= Markandeshwar =

Shiva temple

The Markandeshwar Mahadev temple is a Shiva temple (not to be confused with 8th century temple Markanda Mahadev, Chamorshi), located in the town of Shahabad Markanda, which is situated in the Kurukshetra district of Haryana in North India.
The name Markandeshwar is associated with Maharishi Markandeya, a great devotee of Shiva.

==History==
The Shahabad Markanda town lies on the banks of the river Markanda river, Haryana, a tributary of the Ghaggar, and a part of the ancient Vedic Saraswati River basin system. The river derives its name from Maharishi Markandeya as well and several ancient ashramas of Rishi Markandeya can be seen along the banks of the river in the neighboring districts.

==Markandeshwar Mahadev Temple==
The walls of the Markandeshwar Mahadev temple carry a scene depicting Lord Shiva saving Rishi Markandeya from Yamraj, the Hindu God of death.

==Story of Maharishi Markandeya==
Markandeya was an exemplary son, who was destined to die at the age of 16. He grew up to be a great devotee of Shiva and on the day of his destined death he continued his worship of Shiva in His form of Shivalingam. The messengers of Yama, the God of death were unable to take away his life because of his great devotion and continual worship of Shiva. Finally, Yama came himself to take Markandeya's life away and sprung his noose around the young sage's neck. By mistake, the noose landed around the Shivalingam and out of it, Shiva emerged in all his fury attacking Yama for his act of aggression. After defeating Yama in battle to the point of death, Shiva then revived him, under the condition that the young Markandeya would live forever. Thus, the Maha Mrityunjaya Stotra is attributed to Maharishi Markandeya.
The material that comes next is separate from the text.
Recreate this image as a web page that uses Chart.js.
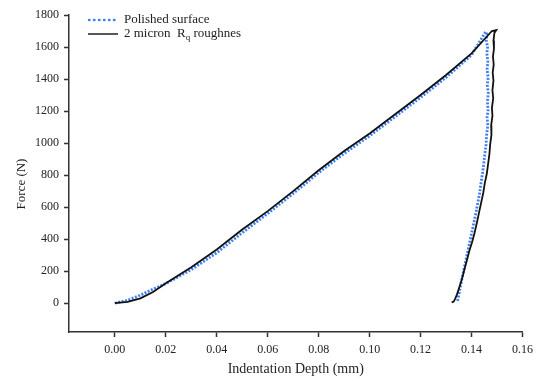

The Markandeya Purana comprises a dialogue between Markandeya and a sage called Jaimini and a number of chapters in the Bhagavata Purana are dedicated to his conversations and prayers. Maharishi Markandeya is also mentioned in the Mahabharata.

==Legend of the temple==
The Markandeshwar Mahadev temple is supposed to be the place where the young Markandeya was praying to Shiva in order to win over his destiny. This is where Shiva fought with Yama and blessed Maharishi Markandeya with the boon of immortality. The original temple dated back to pre-Mahabharat times and was founded in the third millennium B.C. The current structure is more recent and dates back to the early 20th century.

==Days to visit==
Pilgrims turn out to visit the Markandeshwar Mahadev temple in large numbers on Sundays and during the month of Shravan, which roughly corresponds to the months of July–August in the Julian calendar. The temple can be reached very easily and it is located 20 kilometers south of Ambala on the Ambala-Delhi section of the famous Grand Trunk Road.
A Markundeshwar Mahadev temple also situated near village AJARI, Sirohi road, Sirohi which is 28 km east from Sirohi District and known as one of the oldest temple in the area.
365 days water flowing form the markundeshwar temple. there are three Kund where people also do Pind dan.